Yes, the influences remain clear, but rest assured that Biller made a wholly original, delightfully imaginative motion picture. The egg-shaped jewel medallions, the long shiny wigs, and the various sets of lingerie bring to light the hammy pageantry that makes b-movies so watchable. But at the same time, the farcical humor of a circle of nude witches sharing a goblet and chanting embodies the quintessential absurdity inherent with postmodern art.
Though The Love Witch relies on its over-the-top nature, its flashiness never detracts from Anna Biller’s genius as a filmmaker. In a scene where a wife finds her husband lying amid a trail of blood spatter, the camera captures the power of her scream through dollying closer, zooming in until the audience nearly sees her uvula dangling. These examples, among many others, provide a testament to the way this film shows how the siloes of art and trash play together beautifully.
Upon its release, Possession gave audiences, critics, and censors very specific reactions, though these groups never settled on a label for the movie. Its win at the Cannes Film Festival lends an arthouse credence; however, its banning in England designates the film as “low art.” Film festival awards aside, Possession reached the censorship accolade, which marks a high honor in the grindhouse tradition.
So which category does the film fall under?

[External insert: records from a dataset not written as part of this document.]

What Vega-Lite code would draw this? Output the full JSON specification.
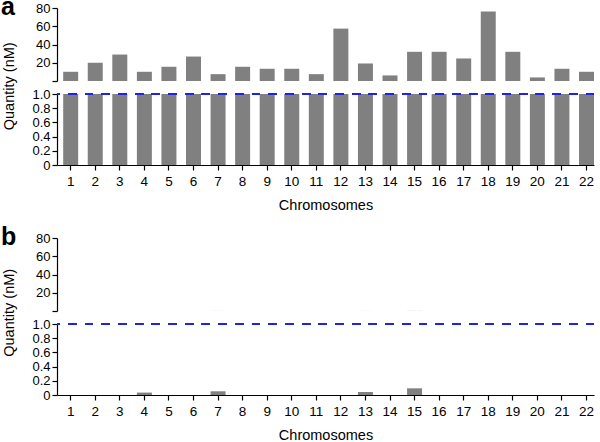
{
  "$schema": "https://vega.github.io/schema/vega-lite/v6.json",
  "padding": {"left": 0, "top": -6, "right": 5, "bottom": 5},
  "datasets": {
    "a": [
      {"chr": 1, "value": 10.1}, {"chr": 2, "value": 20.0}, {"chr": 3, "value": 29.0},
      {"chr": 4, "value": 10.1}, {"chr": 5, "value": 15.6}, {"chr": 6, "value": 26.8},
      {"chr": 7, "value": 7.5}, {"chr": 8, "value": 15.6}, {"chr": 9, "value": 13.4},
      {"chr": 10, "value": 13.4}, {"chr": 11, "value": 7.5}, {"chr": 12, "value": 57.4},
      {"chr": 13, "value": 19.2}, {"chr": 14, "value": 6.1}, {"chr": 15, "value": 32.0},
      {"chr": 16, "value": 32.0}, {"chr": 17, "value": 24.7}, {"chr": 18, "value": 76.3},
      {"chr": 19, "value": 32.0}, {"chr": 20, "value": 3.9}, {"chr": 21, "value": 13.4},
      {"chr": 22, "value": 10.1}
    ],
    "b": [
      {"chr": 1, "value": 0}, {"chr": 2, "value": 0}, {"chr": 3, "value": 0},
      {"chr": 4, "value": 0.034}, {"chr": 5, "value": 0}, {"chr": 6, "value": 0},
      {"chr": 7, "value": 0.052}, {"chr": 8, "value": 0}, {"chr": 9, "value": 0},
      {"chr": 10, "value": 0}, {"chr": 11, "value": 0}, {"chr": 12, "value": 0},
      {"chr": 13, "value": 0.042}, {"chr": 14, "value": 0}, {"chr": 15, "value": 0.094},
      {"chr": 16, "value": 0}, {"chr": 17, "value": 0}, {"chr": 18, "value": 0},
      {"chr": 19, "value": 0}, {"chr": 20, "value": 0}, {"chr": 21, "value": 0},
      {"chr": 22, "value": 0}
    ]
  },
  "spacing": 13,
  "bounds": "flush",
  "vconcat": [
    {
      "width": 537, "height": 73,
      "data": {"name": "a"},
      "mark": {"type": "bar", "color": "#808080"},
      "encoding": {
        "x": {"field": "chr", "type": "ordinal", "scale": {"paddingInner": 0.39, "paddingOuter": 0.126, "align": 1}, "axis": null},
        "y": {"field": "value", "type": "quantitative",
              "scale": {"domain": [0, 80], "clamp": true, "nice": false},
              "axis": {"values": [0, 20, 40, 60, 80], "labelExpr": "datum.value == 0 ? '' : datum.label",
                       "title": "a", "titleAngle": 0, "titleAlign": "left", "titleBaseline": "alphabetic",
                       "titleX": -56.5, "titleY": 6.7, "titleFontSize": 25, "titleFontWeight": "bold"}}
      }
    },
    {
      "width": 537, "height": 71,
      "data": {"name": "a"},
      "layer": [
        {
          "mark": {"type": "bar", "color": "#808080"},
          "encoding": {
            "x": {"field": "chr", "type": "ordinal", "scale": {"paddingInner": 0.39, "paddingOuter": 0.126, "align": 1},
                  "axis": {"title": "Chromosomes", "labelAngle": 0}},
            "y": {"field": "value", "type": "quantitative",
                  "scale": {"domain": [0, 1], "clamp": true, "nice": false},
                  "axis": {"values": [0, 0.2, 0.4, 0.6, 0.8, 1], "labelOverlap": false, "tickCount": 6,
                           "labelExpr": "datum.value == 0 ? '0' : format(datum.value, '.1f')",
                           "title": "Quantity (nM)", "titleAlign": "center", "titleBaseline": "middle",
                           "titleX": -48, "titleY": -8.2}}
          }
        },
        {
          "mark": {"type": "rule", "color": "#2323dc", "strokeWidth": 2, "strokeDash": [8, 8.7]},
          "encoding": {"y": {"datum": 1, "type": "quantitative",
                  "axis": {"values": [0, 0.2, 0.4, 0.6, 0.8, 1], "labelOverlap": false, "tickCount": 6,
                           "labelExpr": "datum.value == 0 ? '0' : format(datum.value, '.1f')",
                           "title": "Quantity (nM)", "titleAlign": "center", "titleBaseline": "middle",
                           "titleX": -48, "titleY": -8.2}}}
        }
      ]
    },
    {
      "width": 537, "height": 47,
      "data": {"values": []},
      "mark": {"type": "point", "opacity": 0},
      "encoding": {}
    },
    {
      "width": 537, "height": 73,
      "data": {"name": "b"},
      "mark": {"type": "bar", "color": "#808080"},
      "encoding": {
        "x": {"field": "chr", "type": "ordinal", "scale": {"paddingInner": 0.39, "paddingOuter": 0.126, "align": 1}, "axis": null},
        "y": {"field": "value", "type": "quantitative",
              "scale": {"domain": [0, 80], "clamp": true, "nice": false},
              "axis": {"values": [0, 20, 40, 60, 80], "labelExpr": "datum.value == 0 ? '' : datum.label",
                       "title": "b", "titleAngle": 0, "titleAlign": "left", "titleBaseline": "alphabetic",
                       "titleX": -56.5, "titleY": 6.7, "titleFontSize": 25, "titleFontWeight": "bold"}}
      }
    },
    {
      "width": 537, "height": 71,
      "data": {"name": "b"},
      "layer": [
        {
          "mark": {"type": "bar", "color": "#808080"},
          "encoding": {
            "x": {"field": "chr", "type": "ordinal", "scale": {"paddingInner": 0.39, "paddingOuter": 0.126, "align": 1},
                  "axis": {"title": "Chromosomes", "labelAngle": 0}},
            "y": {"field": "value", "type": "quantitative",
                  "scale": {"domain": [0, 1], "clamp": true, "nice": false},
                  "axis": {"values": [0, 0.2, 0.4, 0.6, 0.8, 1], "labelOverlap": false, "tickCount": 6,
                           "labelExpr": "datum.value == 0 ? '0' : format(datum.value, '.1f')",
                           "title": "Quantity (nM)", "titleAlign": "center", "titleBaseline": "middle",
                           "titleX": -48, "titleY": -11.7}}
          }
        },
        {
          "mark": {"type": "rule", "color": "#2323dc", "strokeWidth": 2, "strokeDash": [8, 8.7]},
          "encoding": {"y": {"datum": 1, "type": "quantitative",
                  "axis": {"values": [0, 0.2, 0.4, 0.6, 0.8, 1], "labelOverlap": false, "tickCount": 6,
                           "labelExpr": "datum.value == 0 ? '0' : format(datum.value, '.1f')",
                           "title": "Quantity (nM)", "titleAlign": "center", "titleBaseline": "middle",
                           "titleX": -48, "titleY": -11.7}}}
        }
      ]
    }
  ],
  "config": {
    "font": "Liberation Sans",
    "view": {"stroke": null},
    "axis": {
      "grid": false, "domainColor": "#000000", "tickColor": "#000000", "labelColor": "#000000", "titleColor": "#000000",
      "labelFontSize": 13, "titleFontSize": 14.5, "titleFontWeight": "normal", "tickSize": 5, "labelPadding": 2,
      "domainWidth": 1.2, "tickWidth": 1.2
    },
    "axisX": {"labelPadding": 4, "titlePadding": 11, "labelFontSize": 13.5}
  }
}
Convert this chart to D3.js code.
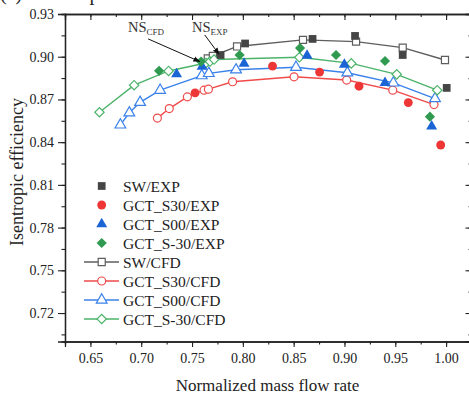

In Possession, director Andrzej Zulawski executes a perfect tightrope walk. On the one hand, marvelous beauty remains his chief cinematographic mission. On the other hand, the film stays rife with gross-out features, including sex with a squid and a gluey milk substance that pours from eye sockets. The mise-en-scene epitomizes every tenet of aesthetic judgement, the principle that dictates elegance and sophistication remain possible even when the subject matter focuses on grotesqueries.